> Given instruction:
Repeat, exactly and only, the lines from the beginning of the data through the line with "koll_meso = [48, 28, 8, 0, 2]". Pictures are left out.

> Available data:

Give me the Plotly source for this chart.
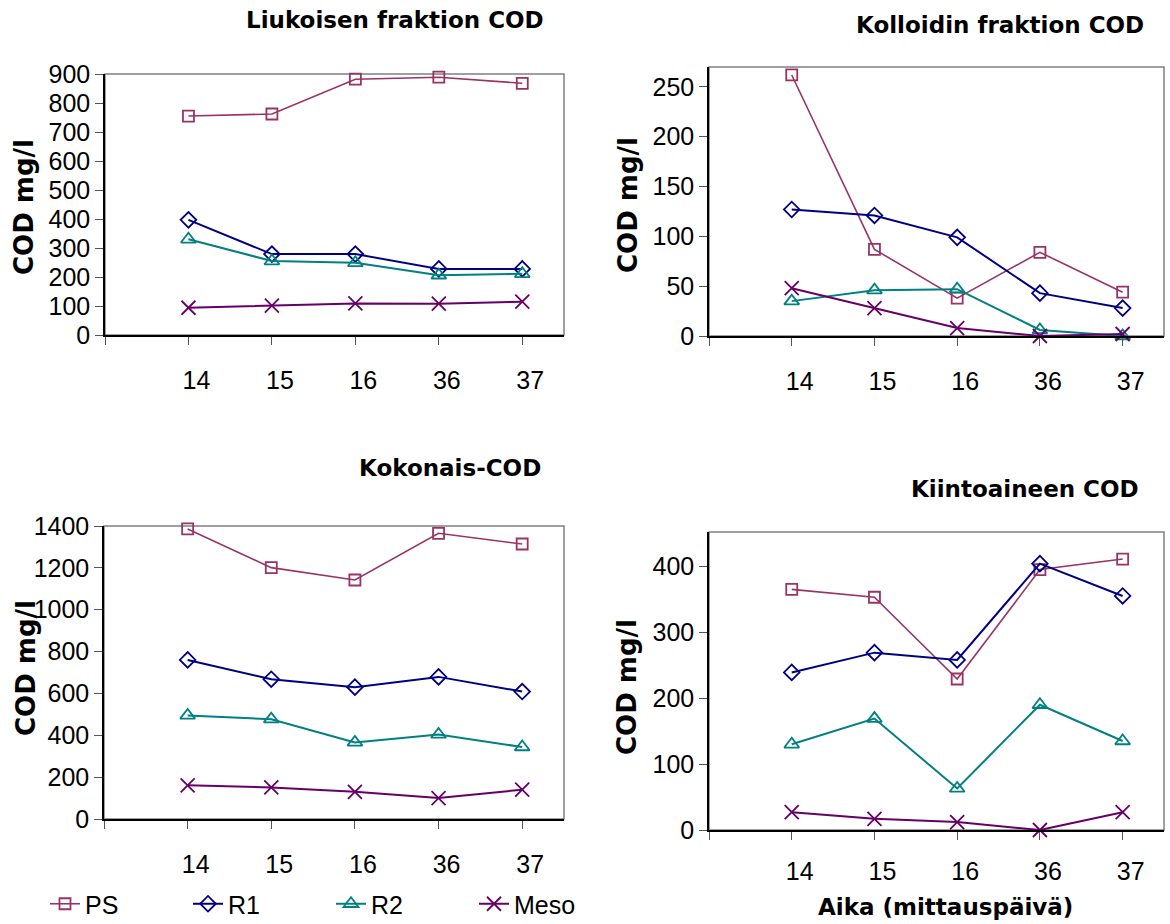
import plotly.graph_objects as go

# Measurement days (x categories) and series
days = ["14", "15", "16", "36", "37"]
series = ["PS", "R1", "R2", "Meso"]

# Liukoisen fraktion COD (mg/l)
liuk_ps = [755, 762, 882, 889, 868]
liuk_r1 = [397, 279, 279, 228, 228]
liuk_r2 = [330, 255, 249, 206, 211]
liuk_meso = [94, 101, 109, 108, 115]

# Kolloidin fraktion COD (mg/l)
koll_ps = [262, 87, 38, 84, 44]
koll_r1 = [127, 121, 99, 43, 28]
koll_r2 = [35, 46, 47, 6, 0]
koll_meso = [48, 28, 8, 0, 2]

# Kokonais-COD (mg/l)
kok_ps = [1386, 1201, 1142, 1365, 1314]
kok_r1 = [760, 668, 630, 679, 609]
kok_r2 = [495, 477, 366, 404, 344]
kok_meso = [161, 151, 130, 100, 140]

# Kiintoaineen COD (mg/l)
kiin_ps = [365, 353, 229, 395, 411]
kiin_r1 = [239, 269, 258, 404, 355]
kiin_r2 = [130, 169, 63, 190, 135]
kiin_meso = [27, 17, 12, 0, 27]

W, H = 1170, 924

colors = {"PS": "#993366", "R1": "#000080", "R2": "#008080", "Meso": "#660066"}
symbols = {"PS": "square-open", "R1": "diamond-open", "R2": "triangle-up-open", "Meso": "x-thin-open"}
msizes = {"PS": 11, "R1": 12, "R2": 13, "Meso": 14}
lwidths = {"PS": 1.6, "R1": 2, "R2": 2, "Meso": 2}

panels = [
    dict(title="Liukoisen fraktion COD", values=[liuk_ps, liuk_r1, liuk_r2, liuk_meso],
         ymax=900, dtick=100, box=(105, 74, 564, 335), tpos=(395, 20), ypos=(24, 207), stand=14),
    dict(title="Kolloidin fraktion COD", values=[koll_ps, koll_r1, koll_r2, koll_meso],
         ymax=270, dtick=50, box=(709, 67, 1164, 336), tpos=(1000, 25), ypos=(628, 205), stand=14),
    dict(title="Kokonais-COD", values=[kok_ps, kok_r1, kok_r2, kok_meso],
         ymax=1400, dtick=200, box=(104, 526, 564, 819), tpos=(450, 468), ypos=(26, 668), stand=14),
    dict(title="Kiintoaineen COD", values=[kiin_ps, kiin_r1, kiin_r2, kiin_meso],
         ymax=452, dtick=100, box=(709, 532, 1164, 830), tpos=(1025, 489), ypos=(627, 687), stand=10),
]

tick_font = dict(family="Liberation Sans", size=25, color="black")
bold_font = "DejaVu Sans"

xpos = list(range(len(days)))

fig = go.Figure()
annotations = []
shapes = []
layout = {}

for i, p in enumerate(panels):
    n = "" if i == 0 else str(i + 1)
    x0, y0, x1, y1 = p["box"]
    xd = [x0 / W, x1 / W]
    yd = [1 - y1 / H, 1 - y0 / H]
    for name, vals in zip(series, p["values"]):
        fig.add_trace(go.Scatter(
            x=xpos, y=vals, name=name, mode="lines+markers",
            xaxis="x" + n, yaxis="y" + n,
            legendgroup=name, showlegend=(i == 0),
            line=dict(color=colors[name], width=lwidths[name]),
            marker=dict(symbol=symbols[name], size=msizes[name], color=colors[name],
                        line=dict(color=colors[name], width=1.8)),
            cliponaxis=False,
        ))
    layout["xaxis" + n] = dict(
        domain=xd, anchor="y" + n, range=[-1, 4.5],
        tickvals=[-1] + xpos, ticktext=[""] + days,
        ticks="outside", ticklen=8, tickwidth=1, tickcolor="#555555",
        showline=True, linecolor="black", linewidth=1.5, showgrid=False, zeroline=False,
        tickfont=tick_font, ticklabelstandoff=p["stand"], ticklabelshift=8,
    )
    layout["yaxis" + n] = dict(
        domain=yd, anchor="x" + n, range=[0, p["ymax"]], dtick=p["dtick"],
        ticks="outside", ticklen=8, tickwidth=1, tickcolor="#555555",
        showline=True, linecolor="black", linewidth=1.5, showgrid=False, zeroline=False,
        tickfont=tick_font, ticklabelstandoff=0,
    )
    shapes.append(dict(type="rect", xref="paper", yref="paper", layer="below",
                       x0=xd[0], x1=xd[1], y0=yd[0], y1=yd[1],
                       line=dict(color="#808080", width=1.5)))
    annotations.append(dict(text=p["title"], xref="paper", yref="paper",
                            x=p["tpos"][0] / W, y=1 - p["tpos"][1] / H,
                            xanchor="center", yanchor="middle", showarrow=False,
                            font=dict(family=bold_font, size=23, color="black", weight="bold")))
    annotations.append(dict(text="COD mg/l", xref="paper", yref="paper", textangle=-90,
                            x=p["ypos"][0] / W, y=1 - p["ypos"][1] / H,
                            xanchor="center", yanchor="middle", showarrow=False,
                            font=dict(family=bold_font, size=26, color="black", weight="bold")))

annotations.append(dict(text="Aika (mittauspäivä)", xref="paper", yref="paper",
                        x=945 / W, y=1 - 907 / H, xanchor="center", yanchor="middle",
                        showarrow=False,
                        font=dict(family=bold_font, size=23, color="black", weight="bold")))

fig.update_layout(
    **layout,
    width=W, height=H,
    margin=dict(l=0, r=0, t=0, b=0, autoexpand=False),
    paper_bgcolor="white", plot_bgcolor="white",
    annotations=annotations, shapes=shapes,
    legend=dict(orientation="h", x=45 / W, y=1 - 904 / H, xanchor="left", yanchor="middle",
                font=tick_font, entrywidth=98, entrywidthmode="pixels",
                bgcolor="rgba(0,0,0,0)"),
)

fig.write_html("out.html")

> Response for this exercise:
Give me the Plotly source for this chart.
import plotly.graph_objects as go

# Measurement days (x categories) and series
days = ["14", "15", "16", "36", "37"]
series = ["PS", "R1", "R2", "Meso"]

# Liukoisen fraktion COD (mg/l)
liuk_ps = [755, 762, 882, 889, 868]
liuk_r1 = [397, 279, 279, 228, 228]
liuk_r2 = [330, 255, 249, 206, 211]
liuk_meso = [94, 101, 109, 108, 115]

# Kolloidin fraktion COD (mg/l)
koll_ps = [262, 87, 38, 84, 44]
koll_r1 = [127, 121, 99, 43, 28]
koll_r2 = [35, 46, 47, 6, 0]
koll_meso = [48, 28, 8, 0, 2]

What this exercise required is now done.